§ What is asked
The listing below should be written out exactly; please include all of it.

-- start Raw data --

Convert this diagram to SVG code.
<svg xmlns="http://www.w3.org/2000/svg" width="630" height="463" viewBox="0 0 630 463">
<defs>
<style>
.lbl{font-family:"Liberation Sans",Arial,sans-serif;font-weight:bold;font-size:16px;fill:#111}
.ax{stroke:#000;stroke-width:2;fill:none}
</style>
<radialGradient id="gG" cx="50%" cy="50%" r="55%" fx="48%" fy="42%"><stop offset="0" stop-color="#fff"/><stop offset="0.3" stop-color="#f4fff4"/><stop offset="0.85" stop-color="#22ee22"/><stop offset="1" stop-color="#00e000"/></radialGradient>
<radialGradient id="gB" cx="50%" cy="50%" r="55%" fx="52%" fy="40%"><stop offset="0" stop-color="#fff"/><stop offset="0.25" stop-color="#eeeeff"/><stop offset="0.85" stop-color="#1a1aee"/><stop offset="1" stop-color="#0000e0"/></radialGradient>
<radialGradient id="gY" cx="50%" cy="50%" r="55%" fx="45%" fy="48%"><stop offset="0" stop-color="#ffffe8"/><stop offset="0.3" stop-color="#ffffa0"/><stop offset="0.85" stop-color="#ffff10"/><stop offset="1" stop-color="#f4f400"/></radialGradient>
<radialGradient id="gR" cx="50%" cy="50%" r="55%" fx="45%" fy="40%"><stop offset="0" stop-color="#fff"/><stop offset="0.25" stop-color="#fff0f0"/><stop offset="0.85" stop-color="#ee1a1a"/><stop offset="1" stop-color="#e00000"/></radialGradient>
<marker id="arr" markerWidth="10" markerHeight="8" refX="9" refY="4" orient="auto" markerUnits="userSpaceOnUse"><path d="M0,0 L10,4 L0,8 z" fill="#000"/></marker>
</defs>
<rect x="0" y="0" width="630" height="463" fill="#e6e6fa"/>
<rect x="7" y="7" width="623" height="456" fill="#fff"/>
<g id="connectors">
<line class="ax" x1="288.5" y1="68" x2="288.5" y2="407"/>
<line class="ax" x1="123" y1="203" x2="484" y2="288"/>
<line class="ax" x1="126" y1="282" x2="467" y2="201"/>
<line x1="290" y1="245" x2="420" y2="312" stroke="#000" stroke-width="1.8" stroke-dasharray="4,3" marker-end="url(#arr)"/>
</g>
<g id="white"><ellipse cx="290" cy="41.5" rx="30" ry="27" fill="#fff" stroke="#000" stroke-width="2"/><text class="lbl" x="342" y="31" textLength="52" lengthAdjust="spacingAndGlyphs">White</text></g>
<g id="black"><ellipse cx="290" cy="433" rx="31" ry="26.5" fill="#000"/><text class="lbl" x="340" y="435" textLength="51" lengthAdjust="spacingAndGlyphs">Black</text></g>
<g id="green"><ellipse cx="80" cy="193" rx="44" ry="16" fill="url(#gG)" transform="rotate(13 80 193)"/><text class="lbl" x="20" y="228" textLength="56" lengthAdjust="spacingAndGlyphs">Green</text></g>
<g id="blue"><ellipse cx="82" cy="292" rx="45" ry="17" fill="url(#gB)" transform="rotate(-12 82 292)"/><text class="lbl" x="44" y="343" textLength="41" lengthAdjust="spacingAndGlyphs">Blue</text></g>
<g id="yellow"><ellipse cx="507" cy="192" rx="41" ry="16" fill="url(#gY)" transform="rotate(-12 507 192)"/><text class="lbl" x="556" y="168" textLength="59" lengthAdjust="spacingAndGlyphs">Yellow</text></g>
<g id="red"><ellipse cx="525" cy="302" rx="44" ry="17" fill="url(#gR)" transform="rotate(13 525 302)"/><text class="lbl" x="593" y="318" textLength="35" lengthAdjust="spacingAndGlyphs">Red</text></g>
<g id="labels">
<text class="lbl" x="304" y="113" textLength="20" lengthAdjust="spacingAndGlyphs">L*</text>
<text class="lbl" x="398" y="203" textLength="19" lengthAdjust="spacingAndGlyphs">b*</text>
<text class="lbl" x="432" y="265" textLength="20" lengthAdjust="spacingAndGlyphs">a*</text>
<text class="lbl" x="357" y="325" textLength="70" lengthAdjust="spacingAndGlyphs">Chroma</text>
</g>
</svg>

-- end Raw data --

§ Task response
Convert this diagram to SVG code.
<svg xmlns="http://www.w3.org/2000/svg" width="630" height="463" viewBox="0 0 630 463">
<defs>
<style>
.lbl{font-family:"Liberation Sans",Arial,sans-serif;font-weight:bold;font-size:16px;fill:#111}
.ax{stroke:#000;stroke-width:2;fill:none}
</style>
<radialGradient id="gG" cx="50%" cy="50%" r="55%" fx="48%" fy="42%"><stop offset="0" stop-color="#fff"/><stop offset="0.3" stop-color="#f4fff4"/><stop offset="0.85" stop-color="#22ee22"/><stop offset="1" stop-color="#00e000"/></radialGradient>
<radialGradient id="gB" cx="50%" cy="50%" r="55%" fx="52%" fy="40%"><stop offset="0" stop-color="#fff"/><stop offset="0.25" stop-color="#eeeeff"/><stop offset="0.85" stop-color="#1a1aee"/><stop offset="1" stop-color="#0000e0"/></radialGradient>
<radialGradient id="gY" cx="50%" cy="50%" r="55%" fx="45%" fy="48%"><stop offset="0" stop-color="#ffffe8"/><stop offset="0.3" stop-color="#ffffa0"/><stop offset="0.85" stop-color="#ffff10"/><stop offset="1" stop-color="#f4f400"/></radialGradient>
<radialGradient id="gR" cx="50%" cy="50%" r="55%" fx="45%" fy="40%"><stop offset="0" stop-color="#fff"/><stop offset="0.25" stop-color="#fff0f0"/><stop offset="0.85" stop-color="#ee1a1a"/><stop offset="1" stop-color="#e00000"/></radialGradient>
<marker id="arr" markerWidth="10" markerHeight="8" refX="9" refY="4" orient="auto" markerUnits="userSpaceOnUse"><path d="M0,0 L10,4 L0,8 z" fill="#000"/></marker>
</defs>
<rect x="0" y="0" width="630" height="463" fill="#e6e6fa"/>
<rect x="7" y="7" width="623" height="456" fill="#fff"/>
<g id="connectors">
<line class="ax" x1="288.5" y1="68" x2="288.5" y2="407"/>
<line class="ax" x1="123" y1="203" x2="484" y2="288"/>
<line class="ax" x1="126" y1="282" x2="467" y2="201"/>
<line x1="290" y1="245" x2="420" y2="312" stroke="#000" stroke-width="1.8" stroke-dasharray="4,3" marker-end="url(#arr)"/>
</g>
<g id="white"><ellipse cx="290" cy="41.5" rx="30" ry="27" fill="#fff" stroke="#000" stroke-width="2"/><text class="lbl" x="342" y="31" textLength="52" lengthAdjust="spacingAndGlyphs">White</text></g>
<g id="black"><ellipse cx="290" cy="433" rx="31" ry="26.5" fill="#000"/><text class="lbl" x="340" y="435" textLength="51" lengthAdjust="spacingAndGlyphs">Black</text></g>
<g id="green"><ellipse cx="80" cy="193" rx="44" ry="16" fill="url(#gG)" transform="rotate(13 80 193)"/><text class="lbl" x="20" y="228" textLength="56" lengthAdjust="spacingAndGlyphs">Green</text></g>
<g id="blue"><ellipse cx="82" cy="292" rx="45" ry="17" fill="url(#gB)" transform="rotate(-12 82 292)"/><text class="lbl" x="44" y="343" textLength="41" lengthAdjust="spacingAndGlyphs">Blue</text></g>
<g id="yellow"><ellipse cx="507" cy="192" rx="41" ry="16" fill="url(#gY)" transform="rotate(-12 507 192)"/><text class="lbl" x="556" y="168" textLength="59" lengthAdjust="spacingAndGlyphs">Yellow</text></g>
<g id="red"><ellipse cx="525" cy="302" rx="44" ry="17" fill="url(#gR)" transform="rotate(13 525 302)"/><text class="lbl" x="593" y="318" textLength="35" lengthAdjust="spacingAndGlyphs">Red</text></g>
<g id="labels">
<text class="lbl" x="304" y="113" textLength="20" lengthAdjust="spacingAndGlyphs">L*</text>
<text class="lbl" x="398" y="203" textLength="19" lengthAdjust="spacingAndGlyphs">b*</text>
<text class="lbl" x="432" y="265" textLength="20" lengthAdjust="spacingAndGlyphs">a*</text>
<text class="lbl" x="357" y="325" textLength="70" lengthAdjust="spacingAndGlyphs">Chroma</text>
</g>
</svg>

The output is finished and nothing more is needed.